The River Cities Academy application imagined attracting up to 200 students from Newport and Northern Kentucky’s other river cities, including Covington, Dayton, Bellevue, Fort Thomas and Ludlow, the board said.

It arose following legislation passed in 2017 by the Kentucky General Assembly allowing charter schools, though that legislation provided no funding source.

The application was submitted to Newport schools, requiring the district to perform due diligence on the application and make a recommendation to the board.

That recommendation, the board says, was supplemented by a recommendation from a panel of 32 Kentucky public school educators, administrators and experts from NKU, the Northern Kentucky Cooperative for Educational Services and elsewhere.

The board calls the vetting process ‘rigorous.’

Superintendents from Fort Thomas, Covington and Ludlow reportedly spoke in opposition to the application during a Dec. 18 public forum.

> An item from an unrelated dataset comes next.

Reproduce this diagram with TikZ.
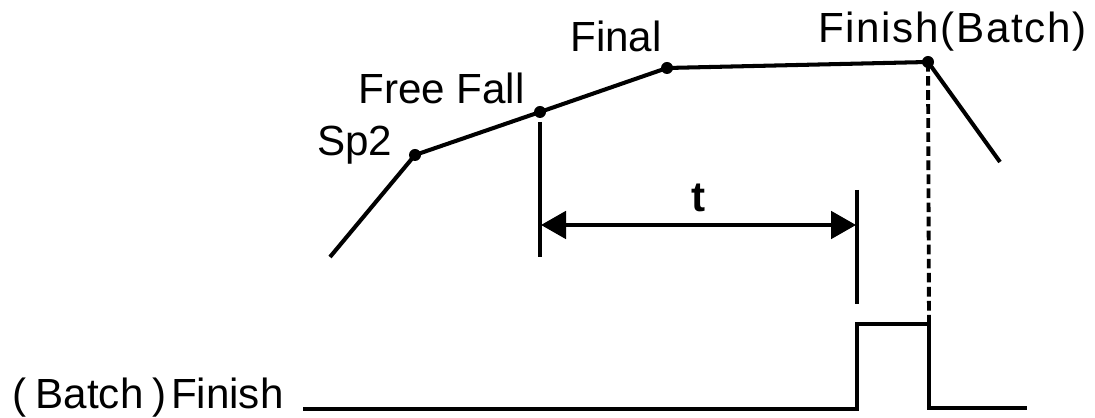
\documentclass[tikz,border=0pt]{standalone}
\usepackage{fontspec}
\setmainfont{Liberation Sans}
\usetikzlibrary{arrows.meta}
\begin{document}
\begin{tikzpicture}[x=0.02cm,y=0.02cm]
            \tikzstyle{curve}=[line width=2.3pt,line join=round]
            \tikzstyle{tick}=[line width=1.8pt]
            \tikzstyle{dot}=[circle,fill=black,inner sep=0pt,minimum size=0.24cm]
            \tikzstyle{lbl}=[inner sep=0pt,anchor=base west,font=\fontsize{24}{28}\selectfont]
            \tikzstyle{arrow}=[line width=2pt,{Triangle[length=0.5cm,width=0.55cm]}-{Triangle[length=0.5cm,width=0.55cm]}]
            \useasboundingbox (0,0) rectangle (1095,418);
            % anchor nodes
            \coordinate (s0) at (330,161);
            \node[dot] (sp2) at (415,263) {};
            \node[dot] (ff) at (540,306) {};
            \node[dot] (fin) at (667,350) {};
            \node[dot] (fb) at (928,356) {};
            \coordinate (e0) at (1000,256);
            % weight curve
            \draw[curve] (s0) -- (sp2.center) -- (ff.center) -- (fin.center) -- (fb.center) -- (e0);
            % labels
            \node[lbl] (lsp2) at (317,262) {Sp2};
            \node[lbl] (lff) at (358,314) {Free Fall};
            \node[lbl] (lfin) at (570,366) {Final};
            \node[lbl] (lfb) at (818,375) {\addfontfeature{LetterSpace=4}Finish(Batch)};
            % time t
            \coordinate (m1a) at (540,296);
            \coordinate (m1b) at (540,161);
            \coordinate (m2a) at (857,228);
            \coordinate (m2b) at (857,114);
            \draw[tick] (m1a) -- (m1b);
            \draw[tick] (m2a) -- (m2b);
            \coordinate (ta) at (541,193);
            \coordinate (tb) at (856,193);
            \draw[arrow] (ta) -- (tb);
            \node[inner sep=0pt,anchor=base,font=\fontsize{24}{28}\selectfont\bfseries] (t) at (699,206) {t};
            % finish signal
            \coordinate (d0) at (929,94);
            \draw[line width=2.2pt,dash pattern=on 5.5pt off 2.5pt] (fb.center) -- (d0);
            \node[lbl] (lsig) at (12,9) {(\hspace{0.22em}Batch\hspace{0.22em})\hspace{0.1em}Finish};
            \coordinate (p0) at (303,9);
            \coordinate (p1) at (857,9);
            \coordinate (p2) at (857,94);
            \coordinate (p3) at (929,10);
            \coordinate (p4) at (1027,10);
            \draw[curve,line join=miter] (p0) -- (p1) -- (p2) -- (d0) -- (p3) -- (p4);
\end{tikzpicture}
\end{document}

The review committee ultimately found the application failed to meet several criteria established by state law, including completing an operation plan, a financing plan or an educational program design. '

The review committee was also reportedly concerned with the lack of authentic evidence of community support for the school, lack of a transportation plan, lack of a plan to provide support for special needs students and significant plagiarism in the application process.

“The applicant lacked specificity and provided unfinished planning in multiple areas that leave significant question as to whether or not the school will be able to launch successfully for a proposed August 2020 start date,” Superintendent Middleton told the Board of Education as he listed a number of major concerns expressed by the review committee. “The applicant does not provide data to support the complexities of the population to be served and relies on generalized notions of what the applicant believes should be good for all children.”

The applicants reportedly have 30 days to appeal the decision to the Kentucky Department of Education.